Your task is to reproduce, verbatim and without pictures, the lines from the opening of the listing through the line containing "const rightTicks = [3, 4, 5, 6];".

### Stored data

══════════════════════════════

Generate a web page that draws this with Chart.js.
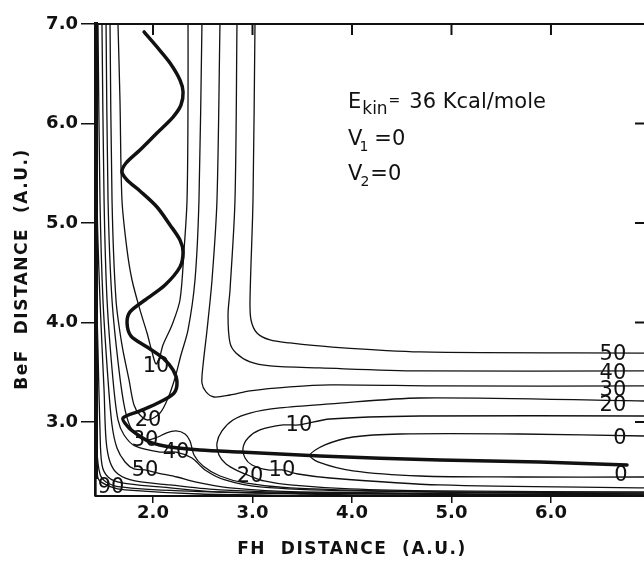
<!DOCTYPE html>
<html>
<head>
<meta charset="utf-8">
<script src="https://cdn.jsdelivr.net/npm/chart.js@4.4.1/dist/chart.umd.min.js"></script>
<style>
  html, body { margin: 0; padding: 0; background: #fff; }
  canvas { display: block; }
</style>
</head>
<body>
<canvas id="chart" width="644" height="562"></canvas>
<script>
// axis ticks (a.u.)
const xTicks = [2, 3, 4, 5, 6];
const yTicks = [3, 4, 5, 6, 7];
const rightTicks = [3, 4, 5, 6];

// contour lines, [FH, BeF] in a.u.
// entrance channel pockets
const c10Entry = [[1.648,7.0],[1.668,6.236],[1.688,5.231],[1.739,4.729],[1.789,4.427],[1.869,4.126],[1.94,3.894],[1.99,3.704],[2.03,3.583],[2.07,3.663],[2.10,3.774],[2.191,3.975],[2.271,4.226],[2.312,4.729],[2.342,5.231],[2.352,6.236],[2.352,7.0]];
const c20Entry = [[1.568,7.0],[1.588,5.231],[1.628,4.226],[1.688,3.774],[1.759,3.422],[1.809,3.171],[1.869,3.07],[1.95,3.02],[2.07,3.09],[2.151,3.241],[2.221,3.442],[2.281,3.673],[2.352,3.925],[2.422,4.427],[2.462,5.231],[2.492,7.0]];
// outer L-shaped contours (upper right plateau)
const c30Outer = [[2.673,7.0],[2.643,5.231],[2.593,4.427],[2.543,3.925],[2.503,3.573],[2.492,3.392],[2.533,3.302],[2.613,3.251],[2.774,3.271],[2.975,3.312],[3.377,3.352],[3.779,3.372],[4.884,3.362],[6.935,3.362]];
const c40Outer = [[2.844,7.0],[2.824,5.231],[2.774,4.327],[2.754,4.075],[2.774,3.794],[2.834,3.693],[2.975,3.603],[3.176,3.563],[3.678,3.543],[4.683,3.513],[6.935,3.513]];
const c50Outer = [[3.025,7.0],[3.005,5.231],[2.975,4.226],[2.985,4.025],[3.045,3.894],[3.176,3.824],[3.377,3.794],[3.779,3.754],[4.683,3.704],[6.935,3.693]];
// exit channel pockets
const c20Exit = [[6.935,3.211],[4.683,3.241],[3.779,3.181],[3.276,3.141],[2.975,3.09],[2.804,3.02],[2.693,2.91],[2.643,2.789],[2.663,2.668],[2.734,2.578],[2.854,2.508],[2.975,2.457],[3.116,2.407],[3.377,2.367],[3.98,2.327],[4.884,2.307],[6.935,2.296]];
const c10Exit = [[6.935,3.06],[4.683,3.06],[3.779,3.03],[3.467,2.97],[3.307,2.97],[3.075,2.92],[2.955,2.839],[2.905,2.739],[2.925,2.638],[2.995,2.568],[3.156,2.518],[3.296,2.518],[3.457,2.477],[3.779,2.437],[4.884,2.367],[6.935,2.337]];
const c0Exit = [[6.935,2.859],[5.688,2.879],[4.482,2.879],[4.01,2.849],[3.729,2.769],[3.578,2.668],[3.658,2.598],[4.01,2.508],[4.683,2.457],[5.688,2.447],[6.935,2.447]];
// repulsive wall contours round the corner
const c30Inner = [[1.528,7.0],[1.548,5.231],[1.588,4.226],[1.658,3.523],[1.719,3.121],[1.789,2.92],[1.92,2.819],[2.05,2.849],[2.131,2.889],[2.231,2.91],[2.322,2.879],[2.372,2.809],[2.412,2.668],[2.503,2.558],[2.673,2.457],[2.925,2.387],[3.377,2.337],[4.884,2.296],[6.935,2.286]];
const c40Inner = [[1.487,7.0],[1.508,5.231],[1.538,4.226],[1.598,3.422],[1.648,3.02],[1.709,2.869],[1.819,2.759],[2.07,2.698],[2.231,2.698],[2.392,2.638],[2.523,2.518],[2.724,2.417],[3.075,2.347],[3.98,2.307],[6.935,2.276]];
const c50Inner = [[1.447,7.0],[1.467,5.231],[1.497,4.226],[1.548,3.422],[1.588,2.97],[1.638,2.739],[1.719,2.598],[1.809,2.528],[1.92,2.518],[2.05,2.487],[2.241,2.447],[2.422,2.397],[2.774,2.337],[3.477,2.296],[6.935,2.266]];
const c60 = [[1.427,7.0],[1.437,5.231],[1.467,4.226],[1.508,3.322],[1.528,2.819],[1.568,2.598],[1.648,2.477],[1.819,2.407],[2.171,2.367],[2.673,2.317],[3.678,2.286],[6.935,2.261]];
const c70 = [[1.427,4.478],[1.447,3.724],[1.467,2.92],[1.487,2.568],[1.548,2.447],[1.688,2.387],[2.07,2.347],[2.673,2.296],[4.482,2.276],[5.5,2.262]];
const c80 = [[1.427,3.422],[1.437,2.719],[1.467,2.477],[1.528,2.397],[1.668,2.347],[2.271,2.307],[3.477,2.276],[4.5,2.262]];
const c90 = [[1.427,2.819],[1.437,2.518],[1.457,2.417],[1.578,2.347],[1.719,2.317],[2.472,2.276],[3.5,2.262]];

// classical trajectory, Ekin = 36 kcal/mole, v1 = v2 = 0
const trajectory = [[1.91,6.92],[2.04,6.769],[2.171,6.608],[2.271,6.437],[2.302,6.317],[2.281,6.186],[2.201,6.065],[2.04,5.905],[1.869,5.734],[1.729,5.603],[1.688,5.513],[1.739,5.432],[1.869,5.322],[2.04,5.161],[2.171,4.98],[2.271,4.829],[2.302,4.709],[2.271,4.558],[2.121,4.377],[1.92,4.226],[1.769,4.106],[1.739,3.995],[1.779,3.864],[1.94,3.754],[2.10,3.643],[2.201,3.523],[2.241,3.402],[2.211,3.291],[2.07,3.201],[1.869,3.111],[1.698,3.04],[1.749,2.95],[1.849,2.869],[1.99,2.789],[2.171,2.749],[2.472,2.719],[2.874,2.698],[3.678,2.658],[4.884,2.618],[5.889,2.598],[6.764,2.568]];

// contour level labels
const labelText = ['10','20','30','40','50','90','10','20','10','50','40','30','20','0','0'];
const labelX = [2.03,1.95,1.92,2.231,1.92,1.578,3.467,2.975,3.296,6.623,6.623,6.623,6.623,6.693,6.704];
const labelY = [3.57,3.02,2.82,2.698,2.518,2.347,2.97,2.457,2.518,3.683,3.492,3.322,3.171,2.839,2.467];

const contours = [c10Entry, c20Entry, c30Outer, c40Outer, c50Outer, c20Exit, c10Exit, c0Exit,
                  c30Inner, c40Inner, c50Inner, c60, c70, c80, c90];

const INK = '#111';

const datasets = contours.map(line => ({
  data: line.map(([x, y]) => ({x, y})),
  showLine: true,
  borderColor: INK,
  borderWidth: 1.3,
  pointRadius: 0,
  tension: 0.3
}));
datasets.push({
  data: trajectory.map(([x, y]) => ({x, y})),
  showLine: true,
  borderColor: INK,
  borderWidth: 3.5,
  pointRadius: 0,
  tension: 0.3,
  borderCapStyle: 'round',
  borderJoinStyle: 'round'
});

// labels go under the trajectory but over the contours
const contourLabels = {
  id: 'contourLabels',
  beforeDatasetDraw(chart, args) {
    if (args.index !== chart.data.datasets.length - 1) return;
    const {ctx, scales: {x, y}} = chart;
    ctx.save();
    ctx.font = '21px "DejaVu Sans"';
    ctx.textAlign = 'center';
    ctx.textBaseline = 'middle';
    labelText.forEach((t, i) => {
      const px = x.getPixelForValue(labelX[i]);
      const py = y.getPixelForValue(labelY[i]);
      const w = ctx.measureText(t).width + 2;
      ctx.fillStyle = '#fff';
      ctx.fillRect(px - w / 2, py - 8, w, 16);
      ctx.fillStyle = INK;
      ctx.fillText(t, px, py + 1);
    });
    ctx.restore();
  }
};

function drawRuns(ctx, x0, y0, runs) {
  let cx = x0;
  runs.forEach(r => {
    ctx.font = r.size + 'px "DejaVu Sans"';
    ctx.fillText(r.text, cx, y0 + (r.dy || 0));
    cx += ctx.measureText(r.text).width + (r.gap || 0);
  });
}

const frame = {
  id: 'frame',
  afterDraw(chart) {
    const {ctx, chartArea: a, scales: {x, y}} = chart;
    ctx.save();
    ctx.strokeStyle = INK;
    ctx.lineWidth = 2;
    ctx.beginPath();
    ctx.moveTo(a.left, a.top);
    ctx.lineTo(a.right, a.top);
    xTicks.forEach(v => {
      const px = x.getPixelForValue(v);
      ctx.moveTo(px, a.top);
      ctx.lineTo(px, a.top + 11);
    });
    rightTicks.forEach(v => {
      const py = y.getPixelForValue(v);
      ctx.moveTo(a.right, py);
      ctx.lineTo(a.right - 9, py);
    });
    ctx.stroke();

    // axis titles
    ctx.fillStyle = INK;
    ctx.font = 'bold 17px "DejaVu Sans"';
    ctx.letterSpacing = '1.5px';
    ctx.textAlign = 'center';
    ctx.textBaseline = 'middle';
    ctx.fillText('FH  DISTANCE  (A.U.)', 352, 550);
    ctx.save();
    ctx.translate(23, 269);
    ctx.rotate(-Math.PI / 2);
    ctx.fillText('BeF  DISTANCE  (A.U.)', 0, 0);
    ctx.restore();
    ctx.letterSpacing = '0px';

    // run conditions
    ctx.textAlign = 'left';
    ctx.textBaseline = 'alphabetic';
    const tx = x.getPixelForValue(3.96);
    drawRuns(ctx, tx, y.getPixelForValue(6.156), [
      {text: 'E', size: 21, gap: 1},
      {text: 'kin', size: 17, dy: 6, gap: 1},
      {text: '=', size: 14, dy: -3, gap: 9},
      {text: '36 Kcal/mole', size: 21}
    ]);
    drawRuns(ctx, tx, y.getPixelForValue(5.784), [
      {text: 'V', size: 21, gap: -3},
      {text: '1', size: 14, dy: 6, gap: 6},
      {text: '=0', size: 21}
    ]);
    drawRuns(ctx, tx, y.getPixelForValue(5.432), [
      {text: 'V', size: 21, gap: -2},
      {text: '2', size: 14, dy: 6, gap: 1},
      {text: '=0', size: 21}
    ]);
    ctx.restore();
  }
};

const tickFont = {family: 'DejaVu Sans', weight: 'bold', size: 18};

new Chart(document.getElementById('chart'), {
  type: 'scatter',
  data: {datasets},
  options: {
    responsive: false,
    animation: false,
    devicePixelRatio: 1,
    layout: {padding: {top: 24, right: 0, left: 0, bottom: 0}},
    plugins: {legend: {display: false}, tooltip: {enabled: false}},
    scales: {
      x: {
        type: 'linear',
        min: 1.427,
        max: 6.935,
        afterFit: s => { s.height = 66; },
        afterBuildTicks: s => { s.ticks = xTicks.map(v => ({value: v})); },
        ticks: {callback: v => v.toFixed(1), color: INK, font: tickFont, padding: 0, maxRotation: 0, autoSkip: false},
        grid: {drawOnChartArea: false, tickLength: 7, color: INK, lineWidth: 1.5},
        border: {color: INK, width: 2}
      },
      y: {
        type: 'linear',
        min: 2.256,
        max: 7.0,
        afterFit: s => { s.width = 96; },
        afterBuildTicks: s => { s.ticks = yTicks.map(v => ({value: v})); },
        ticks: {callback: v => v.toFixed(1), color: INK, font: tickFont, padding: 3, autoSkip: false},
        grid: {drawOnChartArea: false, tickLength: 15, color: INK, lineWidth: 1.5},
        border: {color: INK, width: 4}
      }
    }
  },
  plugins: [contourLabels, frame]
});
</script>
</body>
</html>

══════════════════════════════

### Written answer
Generate a web page that draws this with Chart.js.
<!DOCTYPE html>
<html>
<head>
<meta charset="utf-8">
<script src="https://cdn.jsdelivr.net/npm/chart.js@4.4.1/dist/chart.umd.min.js"></script>
<style>
  html, body { margin: 0; padding: 0; background: #fff; }
  canvas { display: block; }
</style>
</head>
<body>
<canvas id="chart" width="644" height="562"></canvas>
<script>
// axis ticks (a.u.)
const xTicks = [2, 3, 4, 5, 6];
const yTicks = [3, 4, 5, 6, 7];
const rightTicks = [3, 4, 5, 6];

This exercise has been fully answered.